GOAL -
Begin at the first line of the data and copy each line through the one containing "const totalData = years.map((y, i)", that line included, with no pictures.

BEGIN RAW DATA

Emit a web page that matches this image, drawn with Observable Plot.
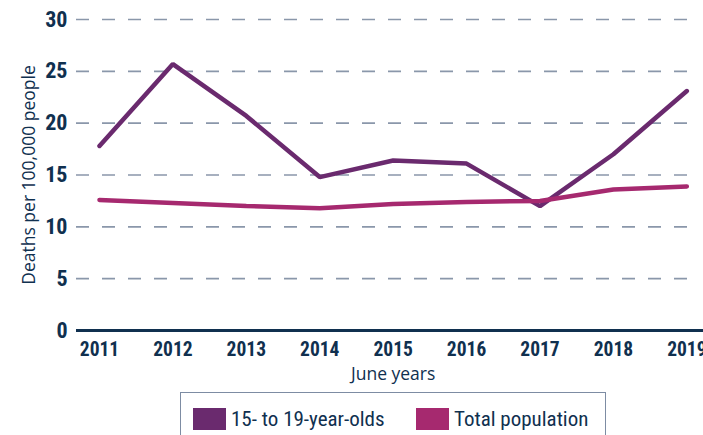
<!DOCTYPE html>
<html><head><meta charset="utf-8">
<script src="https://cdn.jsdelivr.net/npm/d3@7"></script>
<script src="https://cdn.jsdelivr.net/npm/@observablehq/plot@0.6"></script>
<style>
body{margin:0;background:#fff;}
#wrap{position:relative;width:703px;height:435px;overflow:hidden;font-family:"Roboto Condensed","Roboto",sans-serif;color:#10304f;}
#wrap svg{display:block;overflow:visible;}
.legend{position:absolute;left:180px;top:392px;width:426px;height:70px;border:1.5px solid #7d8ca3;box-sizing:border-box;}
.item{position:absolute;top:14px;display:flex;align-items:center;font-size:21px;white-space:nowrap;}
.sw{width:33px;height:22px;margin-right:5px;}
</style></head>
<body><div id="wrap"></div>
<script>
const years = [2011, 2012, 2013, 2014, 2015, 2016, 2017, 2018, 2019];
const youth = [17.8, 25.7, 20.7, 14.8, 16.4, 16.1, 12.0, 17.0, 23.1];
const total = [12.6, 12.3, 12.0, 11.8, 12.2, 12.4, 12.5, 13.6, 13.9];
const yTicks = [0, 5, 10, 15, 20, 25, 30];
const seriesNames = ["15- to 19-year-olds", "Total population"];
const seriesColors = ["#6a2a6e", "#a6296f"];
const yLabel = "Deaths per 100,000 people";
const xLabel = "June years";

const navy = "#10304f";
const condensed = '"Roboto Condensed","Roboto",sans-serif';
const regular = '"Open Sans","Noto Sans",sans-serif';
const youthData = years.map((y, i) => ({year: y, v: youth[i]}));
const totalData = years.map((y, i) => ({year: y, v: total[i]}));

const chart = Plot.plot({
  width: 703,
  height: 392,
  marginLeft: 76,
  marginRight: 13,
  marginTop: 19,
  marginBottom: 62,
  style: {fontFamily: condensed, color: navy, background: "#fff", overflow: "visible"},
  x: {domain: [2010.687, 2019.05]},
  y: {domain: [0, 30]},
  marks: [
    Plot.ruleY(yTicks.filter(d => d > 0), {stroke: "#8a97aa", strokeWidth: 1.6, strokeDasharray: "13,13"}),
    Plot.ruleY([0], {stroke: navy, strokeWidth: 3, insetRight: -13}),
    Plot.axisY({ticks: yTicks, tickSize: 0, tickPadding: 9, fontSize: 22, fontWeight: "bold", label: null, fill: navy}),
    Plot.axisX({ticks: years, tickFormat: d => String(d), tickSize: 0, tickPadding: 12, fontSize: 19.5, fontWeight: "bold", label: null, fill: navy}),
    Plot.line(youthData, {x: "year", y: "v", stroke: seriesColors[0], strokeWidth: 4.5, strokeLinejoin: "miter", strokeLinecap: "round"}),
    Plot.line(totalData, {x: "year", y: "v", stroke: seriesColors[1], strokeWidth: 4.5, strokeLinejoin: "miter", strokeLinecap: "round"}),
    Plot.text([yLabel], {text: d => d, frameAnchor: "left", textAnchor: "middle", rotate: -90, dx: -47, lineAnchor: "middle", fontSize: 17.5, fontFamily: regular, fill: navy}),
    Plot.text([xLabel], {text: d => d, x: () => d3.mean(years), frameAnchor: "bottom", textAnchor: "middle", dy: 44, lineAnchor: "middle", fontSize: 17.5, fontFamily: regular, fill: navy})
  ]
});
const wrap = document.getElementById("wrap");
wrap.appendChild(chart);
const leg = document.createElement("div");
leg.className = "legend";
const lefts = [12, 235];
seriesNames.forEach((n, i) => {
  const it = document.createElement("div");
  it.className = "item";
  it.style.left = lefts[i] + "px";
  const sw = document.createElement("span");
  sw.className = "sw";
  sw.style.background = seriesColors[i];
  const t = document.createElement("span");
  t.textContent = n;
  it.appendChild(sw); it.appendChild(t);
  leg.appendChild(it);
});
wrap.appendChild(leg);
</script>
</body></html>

END RAW DATA

WORKED SOLUTION -
Emit a web page that matches this image, drawn with Observable Plot.
<!DOCTYPE html>
<html><head><meta charset="utf-8">
<script src="https://cdn.jsdelivr.net/npm/d3@7"></script>
<script src="https://cdn.jsdelivr.net/npm/@observablehq/plot@0.6"></script>
<style>
body{margin:0;background:#fff;}
#wrap{position:relative;width:703px;height:435px;overflow:hidden;font-family:"Roboto Condensed","Roboto",sans-serif;color:#10304f;}
#wrap svg{display:block;overflow:visible;}
.legend{position:absolute;left:180px;top:392px;width:426px;height:70px;border:1.5px solid #7d8ca3;box-sizing:border-box;}
.item{position:absolute;top:14px;display:flex;align-items:center;font-size:21px;white-space:nowrap;}
.sw{width:33px;height:22px;margin-right:5px;}
</style></head>
<body><div id="wrap"></div>
<script>
const years = [2011, 2012, 2013, 2014, 2015, 2016, 2017, 2018, 2019];
const youth = [17.8, 25.7, 20.7, 14.8, 16.4, 16.1, 12.0, 17.0, 23.1];
const total = [12.6, 12.3, 12.0, 11.8, 12.2, 12.4, 12.5, 13.6, 13.9];
const yTicks = [0, 5, 10, 15, 20, 25, 30];
const seriesNames = ["15- to 19-year-olds", "Total population"];
const seriesColors = ["#6a2a6e", "#a6296f"];
const yLabel = "Deaths per 100,000 people";
const xLabel = "June years";

const navy = "#10304f";
const condensed = '"Roboto Condensed","Roboto",sans-serif';
const regular = '"Open Sans","Noto Sans",sans-serif';
const youthData = years.map((y, i) => ({year: y, v: youth[i]}));
const totalData = years.map((y, i) => ({year: y, v: total[i]}));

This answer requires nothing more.